What to produce => Each line from the line with "Write the matplotlib code for this chart." to the line with "ax.set_ylim(min(y) - 0.04", inclusive, is to be repeated exactly; no other line and no picture belongs in the copy.

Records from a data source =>
Begin

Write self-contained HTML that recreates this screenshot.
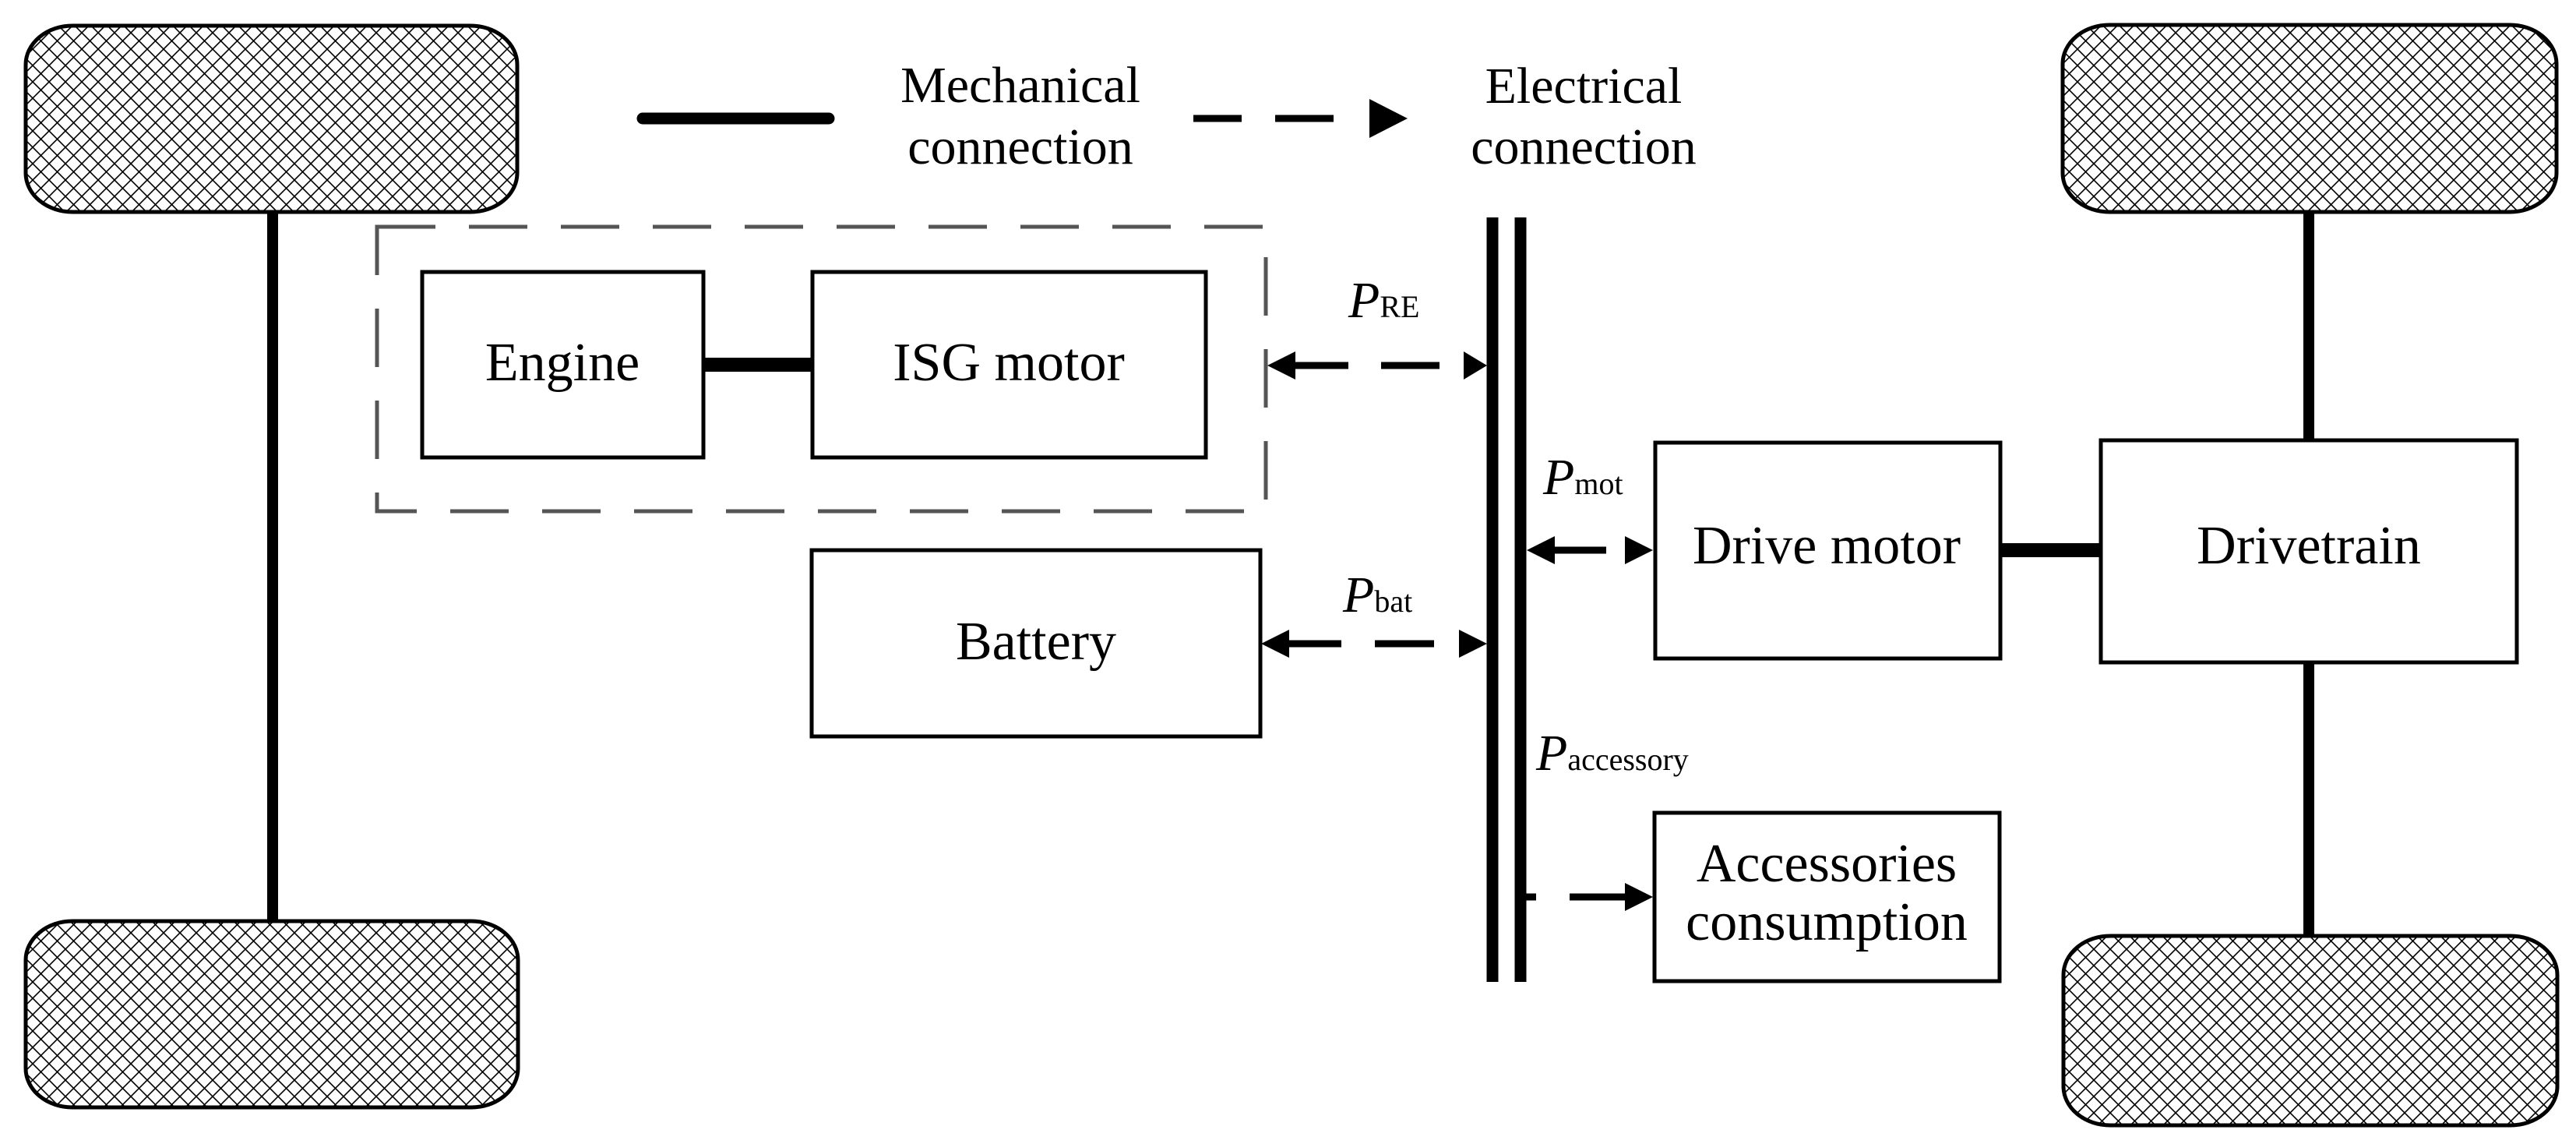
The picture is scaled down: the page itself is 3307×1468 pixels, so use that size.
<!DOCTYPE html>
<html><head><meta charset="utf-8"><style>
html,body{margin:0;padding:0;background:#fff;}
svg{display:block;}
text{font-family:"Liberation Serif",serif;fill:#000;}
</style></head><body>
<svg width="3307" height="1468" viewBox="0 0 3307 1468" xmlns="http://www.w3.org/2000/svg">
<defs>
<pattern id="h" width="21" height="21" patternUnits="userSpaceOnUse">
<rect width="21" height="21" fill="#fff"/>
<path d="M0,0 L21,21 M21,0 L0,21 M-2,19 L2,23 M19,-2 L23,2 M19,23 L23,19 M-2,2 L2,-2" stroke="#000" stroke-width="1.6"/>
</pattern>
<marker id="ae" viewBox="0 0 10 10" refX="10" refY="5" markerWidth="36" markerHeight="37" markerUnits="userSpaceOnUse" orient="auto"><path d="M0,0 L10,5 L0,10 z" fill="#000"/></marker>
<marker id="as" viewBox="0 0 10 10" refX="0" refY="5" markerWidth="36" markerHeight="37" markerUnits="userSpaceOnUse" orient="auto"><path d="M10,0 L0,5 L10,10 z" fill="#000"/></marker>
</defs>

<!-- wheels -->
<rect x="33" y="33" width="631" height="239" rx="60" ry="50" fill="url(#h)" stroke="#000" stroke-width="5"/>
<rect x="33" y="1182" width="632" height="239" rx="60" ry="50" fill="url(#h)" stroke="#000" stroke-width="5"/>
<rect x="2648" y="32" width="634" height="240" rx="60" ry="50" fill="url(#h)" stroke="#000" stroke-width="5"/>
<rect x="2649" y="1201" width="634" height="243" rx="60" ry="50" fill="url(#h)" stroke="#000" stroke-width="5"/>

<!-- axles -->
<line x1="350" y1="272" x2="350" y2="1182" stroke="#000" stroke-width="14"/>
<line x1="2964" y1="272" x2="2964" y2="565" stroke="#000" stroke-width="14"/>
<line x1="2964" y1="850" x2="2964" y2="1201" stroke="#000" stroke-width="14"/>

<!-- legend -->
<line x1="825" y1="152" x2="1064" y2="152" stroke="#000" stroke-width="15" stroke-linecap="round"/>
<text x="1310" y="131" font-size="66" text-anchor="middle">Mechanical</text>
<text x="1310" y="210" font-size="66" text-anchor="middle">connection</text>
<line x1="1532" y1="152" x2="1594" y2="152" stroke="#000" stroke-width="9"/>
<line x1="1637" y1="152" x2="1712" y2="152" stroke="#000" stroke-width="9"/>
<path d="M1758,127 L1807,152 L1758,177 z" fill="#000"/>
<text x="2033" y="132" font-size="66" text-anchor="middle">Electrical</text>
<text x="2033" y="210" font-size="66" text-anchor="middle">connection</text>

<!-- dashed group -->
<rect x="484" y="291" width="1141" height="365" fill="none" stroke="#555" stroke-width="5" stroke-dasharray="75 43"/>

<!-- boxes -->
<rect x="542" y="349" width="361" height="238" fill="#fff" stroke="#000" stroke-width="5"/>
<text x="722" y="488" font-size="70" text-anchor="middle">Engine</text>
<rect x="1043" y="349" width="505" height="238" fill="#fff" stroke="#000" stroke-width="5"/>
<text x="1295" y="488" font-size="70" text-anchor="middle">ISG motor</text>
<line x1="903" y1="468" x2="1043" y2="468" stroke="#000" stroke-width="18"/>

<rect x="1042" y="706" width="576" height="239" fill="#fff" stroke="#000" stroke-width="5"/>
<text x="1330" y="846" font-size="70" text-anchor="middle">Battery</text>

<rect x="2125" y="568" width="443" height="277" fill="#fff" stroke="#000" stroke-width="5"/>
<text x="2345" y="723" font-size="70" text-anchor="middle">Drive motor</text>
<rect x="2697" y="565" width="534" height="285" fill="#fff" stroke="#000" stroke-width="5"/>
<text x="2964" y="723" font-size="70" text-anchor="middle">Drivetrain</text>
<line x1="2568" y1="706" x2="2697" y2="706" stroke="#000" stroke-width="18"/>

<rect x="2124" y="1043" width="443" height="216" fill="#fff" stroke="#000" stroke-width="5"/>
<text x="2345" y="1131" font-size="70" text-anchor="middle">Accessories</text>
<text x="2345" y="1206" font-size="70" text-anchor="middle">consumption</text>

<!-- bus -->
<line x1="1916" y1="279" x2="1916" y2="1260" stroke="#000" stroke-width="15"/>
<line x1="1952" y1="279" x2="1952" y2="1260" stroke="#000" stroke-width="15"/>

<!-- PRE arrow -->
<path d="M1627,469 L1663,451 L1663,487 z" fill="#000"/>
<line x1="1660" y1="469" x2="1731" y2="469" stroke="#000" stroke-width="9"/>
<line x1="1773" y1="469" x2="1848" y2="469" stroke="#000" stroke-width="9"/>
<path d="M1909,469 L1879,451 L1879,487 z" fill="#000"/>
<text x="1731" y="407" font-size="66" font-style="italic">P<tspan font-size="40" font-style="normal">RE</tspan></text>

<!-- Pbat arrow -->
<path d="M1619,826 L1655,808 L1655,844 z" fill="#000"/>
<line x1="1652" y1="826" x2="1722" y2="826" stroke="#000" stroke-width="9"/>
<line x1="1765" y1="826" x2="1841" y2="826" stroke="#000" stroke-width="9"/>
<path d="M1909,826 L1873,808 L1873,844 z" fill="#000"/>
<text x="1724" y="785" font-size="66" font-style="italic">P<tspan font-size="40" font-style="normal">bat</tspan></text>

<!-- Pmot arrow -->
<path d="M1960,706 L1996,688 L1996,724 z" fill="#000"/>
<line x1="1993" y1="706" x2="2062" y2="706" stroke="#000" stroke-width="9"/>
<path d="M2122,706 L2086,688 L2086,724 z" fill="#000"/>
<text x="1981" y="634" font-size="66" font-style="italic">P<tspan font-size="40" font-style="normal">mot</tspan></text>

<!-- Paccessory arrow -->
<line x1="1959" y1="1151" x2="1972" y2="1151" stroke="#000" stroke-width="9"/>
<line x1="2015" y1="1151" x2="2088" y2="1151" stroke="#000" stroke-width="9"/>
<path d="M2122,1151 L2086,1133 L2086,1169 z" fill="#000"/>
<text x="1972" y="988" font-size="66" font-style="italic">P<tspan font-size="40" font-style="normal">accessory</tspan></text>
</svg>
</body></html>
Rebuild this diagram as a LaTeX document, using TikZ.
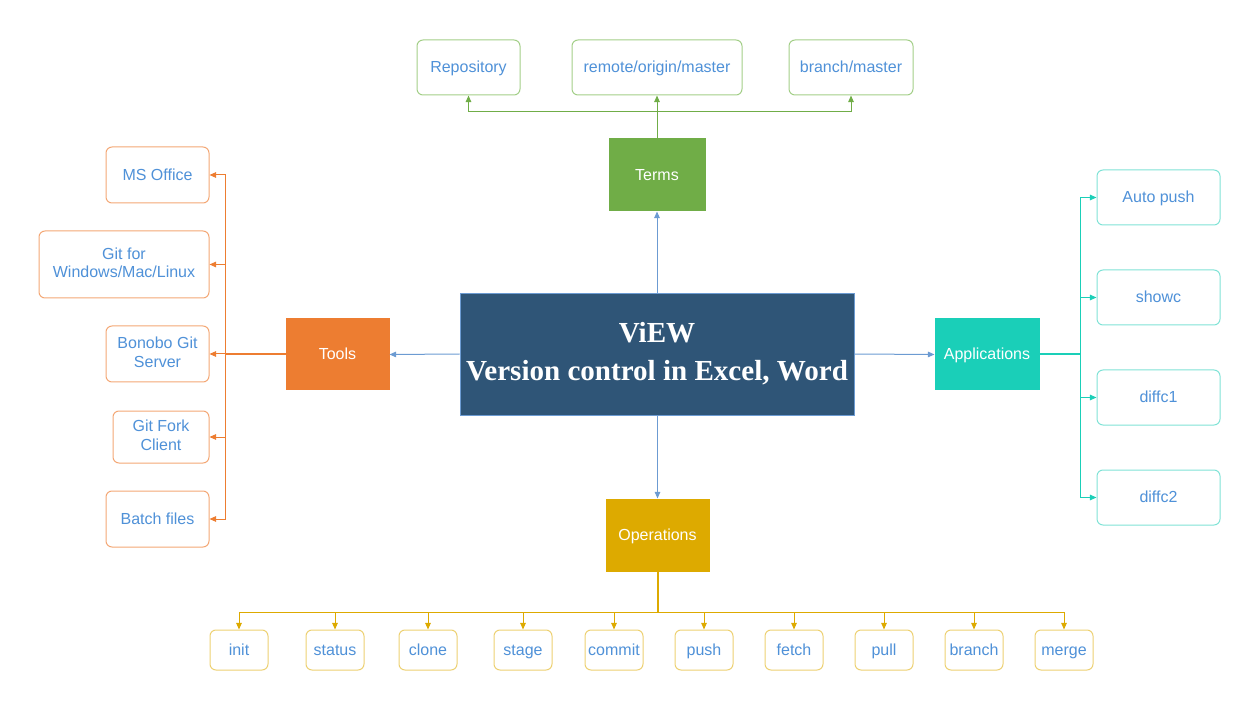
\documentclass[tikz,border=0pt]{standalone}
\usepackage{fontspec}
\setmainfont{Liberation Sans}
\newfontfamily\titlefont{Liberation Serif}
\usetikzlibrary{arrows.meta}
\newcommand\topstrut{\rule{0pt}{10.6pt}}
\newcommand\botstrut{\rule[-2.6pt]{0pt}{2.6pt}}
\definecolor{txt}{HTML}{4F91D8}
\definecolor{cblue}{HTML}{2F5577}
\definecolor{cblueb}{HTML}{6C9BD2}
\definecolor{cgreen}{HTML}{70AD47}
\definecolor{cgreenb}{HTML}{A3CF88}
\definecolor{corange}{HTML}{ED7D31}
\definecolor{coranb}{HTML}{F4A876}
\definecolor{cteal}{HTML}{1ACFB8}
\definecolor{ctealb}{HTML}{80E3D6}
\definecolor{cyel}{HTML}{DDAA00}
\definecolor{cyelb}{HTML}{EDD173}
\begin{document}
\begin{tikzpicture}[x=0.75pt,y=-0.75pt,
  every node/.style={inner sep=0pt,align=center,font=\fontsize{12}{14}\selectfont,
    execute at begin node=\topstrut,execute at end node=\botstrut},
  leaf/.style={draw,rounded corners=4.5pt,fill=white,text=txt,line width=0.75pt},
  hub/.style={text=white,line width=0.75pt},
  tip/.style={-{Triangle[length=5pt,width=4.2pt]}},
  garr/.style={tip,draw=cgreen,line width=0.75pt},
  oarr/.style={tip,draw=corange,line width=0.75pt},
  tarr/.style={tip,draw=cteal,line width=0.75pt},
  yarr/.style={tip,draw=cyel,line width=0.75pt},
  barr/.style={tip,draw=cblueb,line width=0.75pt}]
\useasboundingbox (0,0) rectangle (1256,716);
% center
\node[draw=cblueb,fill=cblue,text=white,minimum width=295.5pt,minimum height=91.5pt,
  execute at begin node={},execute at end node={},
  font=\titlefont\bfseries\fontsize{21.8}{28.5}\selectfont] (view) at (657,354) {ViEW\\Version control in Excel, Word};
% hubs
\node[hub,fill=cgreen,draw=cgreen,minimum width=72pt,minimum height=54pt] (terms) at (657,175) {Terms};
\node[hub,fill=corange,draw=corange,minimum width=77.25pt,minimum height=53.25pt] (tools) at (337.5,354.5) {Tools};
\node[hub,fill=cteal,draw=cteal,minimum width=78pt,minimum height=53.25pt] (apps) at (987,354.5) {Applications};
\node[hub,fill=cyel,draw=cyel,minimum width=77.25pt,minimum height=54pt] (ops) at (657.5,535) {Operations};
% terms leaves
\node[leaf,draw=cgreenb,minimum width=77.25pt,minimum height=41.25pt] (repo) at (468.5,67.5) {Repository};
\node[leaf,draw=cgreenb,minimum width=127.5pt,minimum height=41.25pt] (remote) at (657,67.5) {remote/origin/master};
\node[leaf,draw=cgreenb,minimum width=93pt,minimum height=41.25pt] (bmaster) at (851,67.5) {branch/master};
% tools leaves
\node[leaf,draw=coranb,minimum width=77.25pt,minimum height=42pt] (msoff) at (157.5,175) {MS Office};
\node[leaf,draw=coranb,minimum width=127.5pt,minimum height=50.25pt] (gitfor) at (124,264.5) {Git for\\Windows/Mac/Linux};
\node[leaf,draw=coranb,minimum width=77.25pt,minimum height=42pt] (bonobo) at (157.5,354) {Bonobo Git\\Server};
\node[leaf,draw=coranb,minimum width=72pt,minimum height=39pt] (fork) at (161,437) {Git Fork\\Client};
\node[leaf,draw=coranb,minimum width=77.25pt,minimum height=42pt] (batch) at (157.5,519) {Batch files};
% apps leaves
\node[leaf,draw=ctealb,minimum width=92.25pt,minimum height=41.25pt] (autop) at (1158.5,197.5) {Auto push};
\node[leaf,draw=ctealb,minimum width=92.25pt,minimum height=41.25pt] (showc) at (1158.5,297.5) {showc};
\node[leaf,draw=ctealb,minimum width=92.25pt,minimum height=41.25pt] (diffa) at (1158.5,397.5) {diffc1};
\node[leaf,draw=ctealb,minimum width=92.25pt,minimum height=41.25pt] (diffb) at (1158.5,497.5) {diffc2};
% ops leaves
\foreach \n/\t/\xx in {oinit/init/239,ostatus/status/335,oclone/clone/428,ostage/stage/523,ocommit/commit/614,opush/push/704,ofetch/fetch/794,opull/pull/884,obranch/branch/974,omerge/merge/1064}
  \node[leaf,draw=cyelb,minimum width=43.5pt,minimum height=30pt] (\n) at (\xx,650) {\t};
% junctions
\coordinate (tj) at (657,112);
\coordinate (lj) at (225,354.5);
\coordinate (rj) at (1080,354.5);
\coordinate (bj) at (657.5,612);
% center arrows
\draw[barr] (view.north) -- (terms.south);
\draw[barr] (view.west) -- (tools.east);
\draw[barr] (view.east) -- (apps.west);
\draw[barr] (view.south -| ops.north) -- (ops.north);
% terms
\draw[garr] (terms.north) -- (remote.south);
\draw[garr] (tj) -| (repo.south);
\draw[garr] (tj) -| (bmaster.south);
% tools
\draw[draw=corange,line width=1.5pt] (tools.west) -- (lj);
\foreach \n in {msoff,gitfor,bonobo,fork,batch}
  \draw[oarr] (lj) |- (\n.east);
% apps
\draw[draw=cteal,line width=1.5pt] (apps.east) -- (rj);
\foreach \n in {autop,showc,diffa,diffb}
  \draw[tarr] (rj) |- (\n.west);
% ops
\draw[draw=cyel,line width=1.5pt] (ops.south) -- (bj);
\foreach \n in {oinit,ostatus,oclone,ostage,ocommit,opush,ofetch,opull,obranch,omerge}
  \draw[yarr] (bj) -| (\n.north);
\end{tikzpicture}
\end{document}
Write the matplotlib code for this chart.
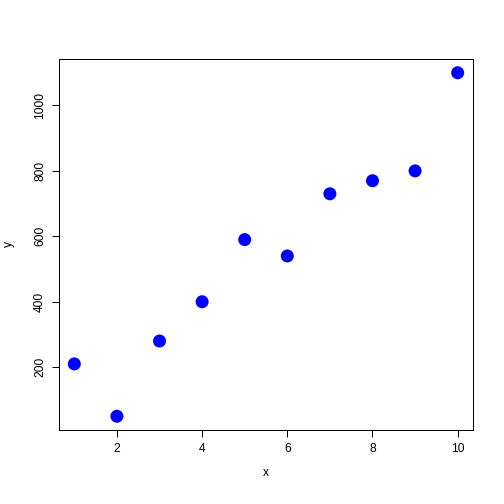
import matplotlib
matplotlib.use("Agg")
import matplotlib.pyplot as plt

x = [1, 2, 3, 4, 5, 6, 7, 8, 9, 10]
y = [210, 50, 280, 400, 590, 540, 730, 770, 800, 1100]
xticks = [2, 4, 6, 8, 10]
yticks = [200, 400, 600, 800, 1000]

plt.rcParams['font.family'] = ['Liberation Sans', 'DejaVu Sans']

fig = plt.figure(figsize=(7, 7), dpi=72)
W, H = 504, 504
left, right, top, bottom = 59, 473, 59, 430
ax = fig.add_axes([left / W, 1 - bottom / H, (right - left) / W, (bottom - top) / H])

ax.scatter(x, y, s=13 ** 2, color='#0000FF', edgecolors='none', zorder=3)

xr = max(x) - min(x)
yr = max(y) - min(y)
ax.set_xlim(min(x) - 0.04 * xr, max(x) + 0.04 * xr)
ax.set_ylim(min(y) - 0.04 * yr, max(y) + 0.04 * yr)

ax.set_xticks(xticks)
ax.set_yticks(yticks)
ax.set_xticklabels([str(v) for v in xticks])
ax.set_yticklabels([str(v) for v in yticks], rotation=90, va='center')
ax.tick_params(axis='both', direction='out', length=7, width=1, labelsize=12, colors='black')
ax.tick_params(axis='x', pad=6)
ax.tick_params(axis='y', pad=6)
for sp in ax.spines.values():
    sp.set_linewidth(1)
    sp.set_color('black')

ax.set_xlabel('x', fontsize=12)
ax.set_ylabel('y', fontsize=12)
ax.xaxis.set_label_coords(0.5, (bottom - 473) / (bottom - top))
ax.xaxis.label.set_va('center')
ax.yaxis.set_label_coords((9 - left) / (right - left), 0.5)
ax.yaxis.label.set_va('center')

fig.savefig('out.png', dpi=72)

End

The output =>
Write the matplotlib code for this chart.
import matplotlib
matplotlib.use("Agg")
import matplotlib.pyplot as plt

x = [1, 2, 3, 4, 5, 6, 7, 8, 9, 10]
y = [210, 50, 280, 400, 590, 540, 730, 770, 800, 1100]
xticks = [2, 4, 6, 8, 10]
yticks = [200, 400, 600, 800, 1000]

plt.rcParams['font.family'] = ['Liberation Sans', 'DejaVu Sans']

fig = plt.figure(figsize=(7, 7), dpi=72)
W, H = 504, 504
left, right, top, bottom = 59, 473, 59, 430
ax = fig.add_axes([left / W, 1 - bottom / H, (right - left) / W, (bottom - top) / H])

ax.scatter(x, y, s=13 ** 2, color='#0000FF', edgecolors='none', zorder=3)

xr = max(x) - min(x)
yr = max(y) - min(y)
ax.set_xlim(min(x) - 0.04 * xr, max(x) + 0.04 * xr)
ax.set_ylim(min(y) - 0.04 * yr, max(y) + 0.04 * yr)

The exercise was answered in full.